How Trailing Stops Work

For a long position, a trailing stop starts below the entry price and rises as the stock price increases. If the stock reverses and drops by the trailing distance, the stop triggers and the position is sold. The trader captures a portion of the upside move while being automatically exited when the trend reverses.

Dollar trailing stops maintain a fixed dollar distance (e.g., $3 below the highest price). Percentage trailing stops maintain a percentage distance (e.g., 10% below the highest price). ATR-based trailing stops use a multiple of the Average True Range (e.g., 2x ATR below the highest close), which automatically adapts to the security's current volatility.

Trailing Stop Strategies

The chandelier exit is a popular trailing stop technique that trails from the highest high by a multiple of ATR (commonly 3x ATR). This gives volatile stocks more room while tightening the stop on calm stocks.

Time-based adjustments involve tightening the trailing distance as the trade matures.

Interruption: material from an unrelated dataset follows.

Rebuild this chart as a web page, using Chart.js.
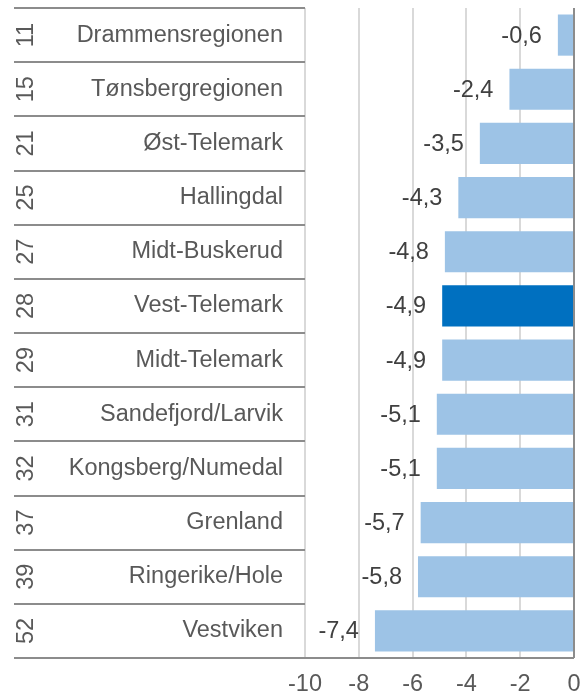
<!DOCTYPE html>
<html>
<head>
<meta charset="utf-8">
<script src="https://cdn.jsdelivr.net/npm/chart.js@4"></script>
<style>
  html, body { margin: 0; padding: 0; background: #ffffff; }
  #wrap { width: 587px; height: 699px; }
</style>
</head>
<body>
<div id="wrap"><canvas id="regionChart" width="587" height="699"></canvas></div>
<script>
const ranks   = ['11', '15', '21', '25', '27', '28', '29', '31', '32', '37', '39', '52'];
const regions = ['Drammensregionen', 'Tønsbergregionen', 'Øst-Telemark', 'Hallingdal', 'Midt-Buskerud',
                 'Vest-Telemark', 'Midt-Telemark', 'Sandefjord/Larvik', 'Kongsberg/Numedal', 'Grenland',
                 'Ringerike/Hole', 'Vestviken'];
const values  = [-0.6, -2.4, -3.5, -4.3, -4.8, -4.9, -4.9, -5.1, -5.1, -5.7, -5.8, -7.4];
const highlightRegion = 'Vest-Telemark';
const xMin = -10, xMax = 0, xStep = 2;

const colorBar       = '#9dc3e6';
const colorHighlight = '#0070c0';
const colorText      = '#595959';
const colorLabel     = '#404040';
const colorGrid      = '#d9d9d9';
const colorLine      = '#8c8c8c';
const fontFamily     = '"Liberation Sans", Arial, sans-serif';
const fontSize       = 23.5;

// table lines, rotated rank numbers, axis line at 0 and value labels
const tablePlugin = {
  id: 'tablePlugin',
  afterDatasetsDraw(chart) {
    const ctx = chart.ctx;
    const y = chart.scales.y;
    const x = chart.scales.x;
    const area = chart.chartArea;
    const lineLeft = 14;

    ctx.save();
    ctx.strokeStyle = colorLine;
    ctx.lineWidth = 2;
    for (let i = 0; i <= regions.length; i++) {
      const py = Math.round(y.getPixelForValue(i - 0.5));
      ctx.beginPath();
      ctx.moveTo(lineLeft, py);
      ctx.lineTo(i === regions.length ? area.right : area.left, py);
      ctx.stroke();
    }
    // vertical axis at zero
    const x0 = x.getPixelForValue(0);
    ctx.beginPath();
    ctx.moveTo(x0, area.top);
    ctx.lineTo(x0, area.bottom);
    ctx.stroke();

    // rank numbers, rotated
    ctx.fillStyle = colorText;
    ctx.font = fontSize + 'px ' + fontFamily;
    ctx.textAlign = 'center';
    ctx.textBaseline = 'middle';
    ranks.forEach((r, i) => {
      const py = y.getPixelForValue(i);
      ctx.save();
      ctx.translate(27, py);
      ctx.rotate(-Math.PI / 2);
      ctx.fillText(r, 0, 0);
      ctx.restore();
    });

    // value labels left of each bar
    const meta = chart.getDatasetMeta(0);
    ctx.fillStyle = colorLabel;
    ctx.textAlign = 'right';
    meta.data.forEach((bar, i) => {
      const txt = values[i].toFixed(1).replace('.', ',');
      ctx.fillText(txt, bar.x - 16, bar.y + 1);
    });
    ctx.restore();
  }
};

new Chart(document.getElementById('regionChart'), {
  type: 'bar',
  data: {
    labels: regions,
    datasets: [{
      data: values,
      backgroundColor: regions.map(r => r === highlightRegion ? colorHighlight : colorBar),
      borderWidth: 0,
      categoryPercentage: 1,
      barPercentage: 0.76
    }]
  },
  options: {
    indexAxis: 'y',
    responsive: false,
    animation: false,
    layout: { padding: { left: 0, right: 13, top: 8, bottom: 0 } },
    plugins: {
      legend: { display: false },
      tooltip: { enabled: false }
    },
    scales: {
      x: {
        min: xMin,
        max: xMax,
        border: { display: false },
        grid: {
          color: colorGrid,
          lineWidth: 2,
          drawTicks: false
        },
        ticks: {
          stepSize: xStep,
          color: colorText,
          padding: 12,
          maxRotation: 0,
          font: { family: fontFamily, size: fontSize },
          callback: v => String(v)
        },
        afterFit: s => {
          s.height = 41;
          s.paddingLeft = 0;
          s.paddingRight = 0;
        }
      },
      y: {
        border: { display: false },
        grid: { display: false, drawTicks: false },
        ticks: {
          color: colorText,
          padding: 22,
          font: { family: fontFamily, size: fontSize }
        },
        afterFit: s => {
          s.width = 305;
          s.paddingTop = 0;
          s.paddingBottom = 0;
        }
      }
    }
  },
  plugins: [tablePlugin]
});
</script>
</body>
</html>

A trader might start with a 3x ATR trail, tighten to 2x ATR after the first week, and then to 1.5x ATR after the second week, progressively protecting more profit as the trade ages.

Ratchet stops move the stop to specific levels rather than continuously trailing. After a stock breaks above resistance, the stop moves to that resistance level (now support). After the next resistance break, the stop ratchets up again. This approach combines trailing stop concepts with structural support/resistance analysis.

Frequently Asked Questions

How does a trailing stop work?
A trailing stop maintains a set distance (either a fixed dollar amount or percentage) from the highest price reached since the order was placed. As price moves in your favor, the stop trails along, maintaining that distance. If price reverses by the trailing amount, the stop triggers and the position is closed. Critically, the trailing stop only moves in the favorable direction and never moves backward. For a long position with a $2 trailing stop bought at $50: if the stock rises to $55, the stop adjusts to $53. If it then drops to $53, the stop triggers. The profit of $3 is locked in.
What is the best trailing stop percentage?
There is no single best percentage; it depends on the asset's volatility and your trading timeframe. For volatile growth stocks, 15-25% trailing stops prevent premature exits from normal price swings. For stable large-cap stocks, 7-10% may be appropriate. For short-term swing trades, 3-5% or an ATR-based approach works well. The trailing distance should be wide enough to accommodate normal price fluctuations but tight enough to protect meaningful gains. Using Average True Range (ATR) to set the trailing distance adapts automatically to the stock's current volatility level.
Should you use a trailing stop or a fixed stop?
Trailing stops are better for trend-following strategies where you want to ride a trend as far as it goes while protecting profits. They excel in strongly trending markets. Fixed stops are better when you have a specific price level (like support) that invalidates your trade thesis. Many traders use a hybrid approach: a fixed stop based on a technical level initially, then switch to a trailing stop once the trade moves significantly in their favor. This gives the trade room to develop early while locking in profits as it matures.